After re-signing Adam Wainwright to a 1-year deal worth up to $17.5m it is reasonable to assume that the Cardinals were never going to be players for top-tier free-agent starters such as Justin Verlander or Jacob DeGrom. While Carlos Rodón would have fit the bill of a true ace, other available starting pitchers did not provide a meaningful upgrade over options already within the organization. Would Jameson Tallion have been a significant upgrade? Enough to push the Cardinals to the top of the National League? A move to bring back José Quintana who delivered a spectacular performance in Game 1 of the Wild Card Series might have made sense to build starting pitching depth. It also could have blocked young arms such as Matthew Liberatore, Andre Pallante, or Connor Thomas from pitching meaningful innings.

How about at a shortstop? While the addition of Trea Turner or Carlos Correa would have made the Cardinals better both offensively and defensively, the platoon of Tommy Edman and Brendan Donovan and the emergence of electric prospect Masyn Winn provide an explanation for staying put. 
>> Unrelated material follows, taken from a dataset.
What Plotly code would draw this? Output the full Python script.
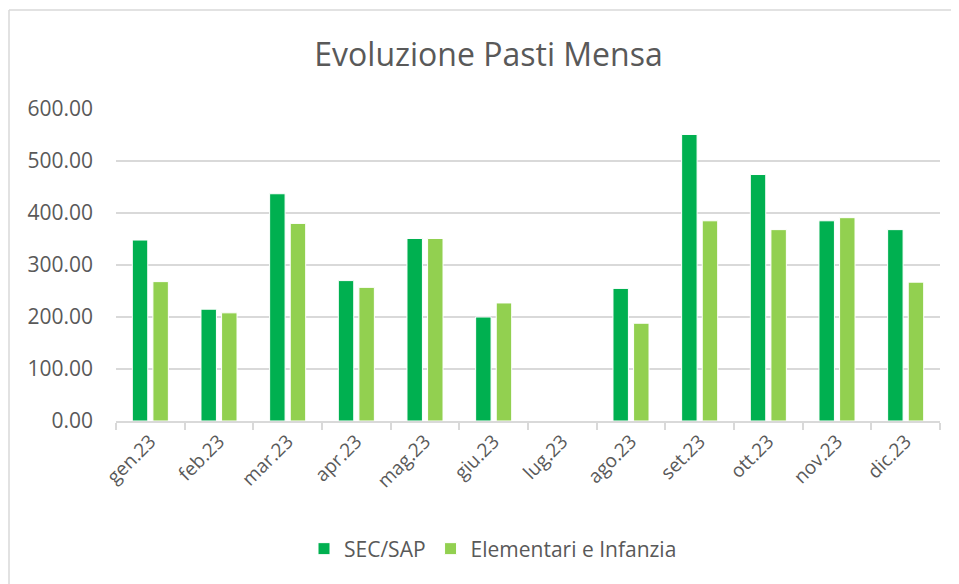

The true opportunity for the Cardinals to emerge as championship contenders comes in the season, leaning on organizational depth and adding impact players at the trade deadline. The NL Central remains a winnable division despite the schedule balancing and the additions made by the Cubs (Bellinger, Swanson, and Tallion) or the Brewers (William Contreras).


Maybe in July, Steven Matz and Jack Flaherty haven’t proven their ability to be healthy and effective or the projected DH platoon of Nolan Gorman and Juan Yepez aren’t producing as Albert Pujols did in that role in 2022. Then the front office who has pulled off two highway robberies (with the benefit of hindsight) in the Paul Goldschmidt and Nolan Arenado acquisitions can make moves to improve the roster for 2023 and beyond. The Cardinals, who have 5 prospects in the MLB Top 100 Prospect Rankings, still have one of the deepest and most talented farm systems in baseball to draw from. 

The bottom line: adding Willson Contreras behind Goldschmidt and Arenado makes the lineup more lethal, realistic free agent pitchers did not provide marginal upgrades over in-house options, and a perpetually weak NL Central buys the Front Office time to evaluate the performance of the team and respond accordingly midseason.